At first, Freund expresses concern about searching the car without probable cause, but then goes through with it after he informs her of the prior arrests.
According to the Woodstock Independent:
“He lied under oath,” said Louis Meyer, a civil rights attorney representing Williams. “It’s as clear as day.”
Meyer said Schmidtke’s assertion he could smell the 17 pounds of vacuum-packed marijuana allegedly found in a duffel bag in Williams’ trunk was central to prolonging the otherwise routine traffic stop. Schmidtke had pulled over Williams near the intersection of Dean Street and Highway 14 for expired vehicle registration, and Williams did not consent to a search of his vehicle, the lawsuit states.
Schmidtke wrote in his police report he could smell marijuana coming from Williams’ car, prompting him to call Officer Sharon Freund, a police canine handler, to search Williams’ vehicle with a dog, according to the lawsuit.
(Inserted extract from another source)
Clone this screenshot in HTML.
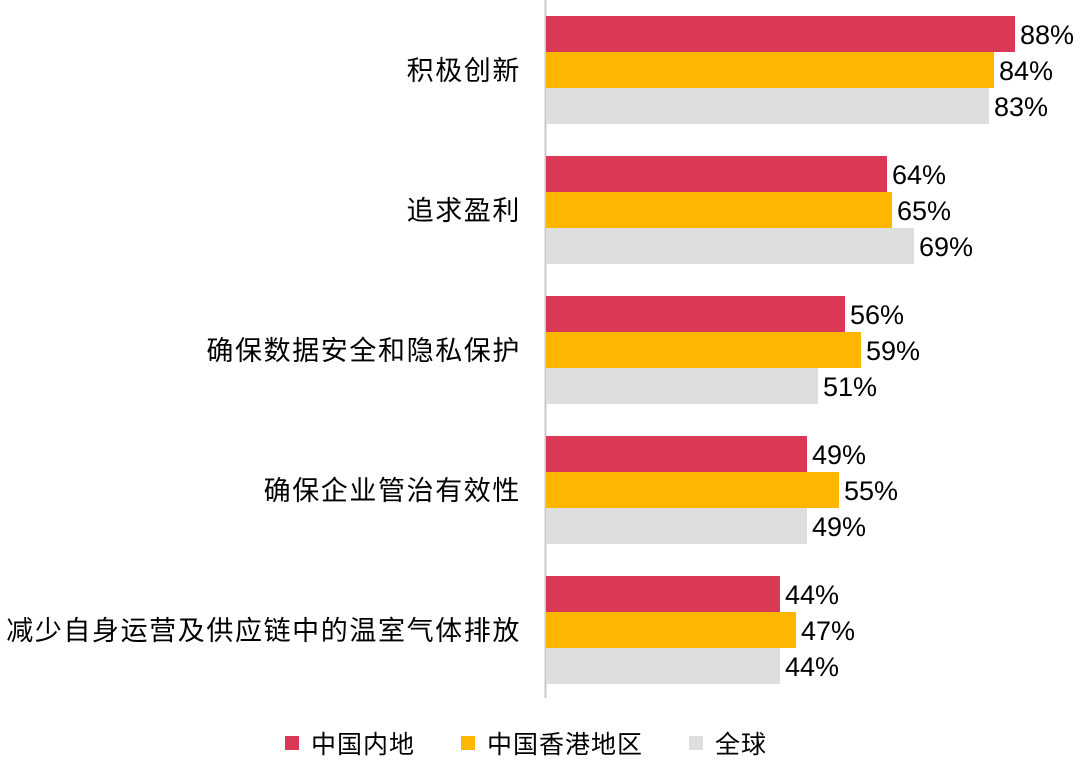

Likewise, a Woodstock Police statement issued Aug. 31 said an unnamed officer, later identified as Schmidtke, “could detect the scent of cannabis emitting from within the vehicle.”
Meyer said that was a lie, and that a video/audio recording taken from a Woodstock squad car during the arrest proves it. He said he believes Schmidtke repeated the lie during his grand jury testimony.
On the video, “Schmidtke says [to Freund,] ‘I can’t smell anything,'” Meyer said. The lawsuit states the officers did not know their conversation was being recorded.
“We’re alleging this is a Fourth Amendment violation, that he prolonged the traffic stop and fabricated a reason to do so by falsely claiming he could smell the marijuana.”
The lawsuit, says it is a “wide-spread practice” for the Woodstock Police Department to violate Constitutional rights to obtain arrests.
Last year, the United States Supreme Court ruled that cops are not allowed to extend traffic stops for the purpose of conducting searches if no probable cause exists.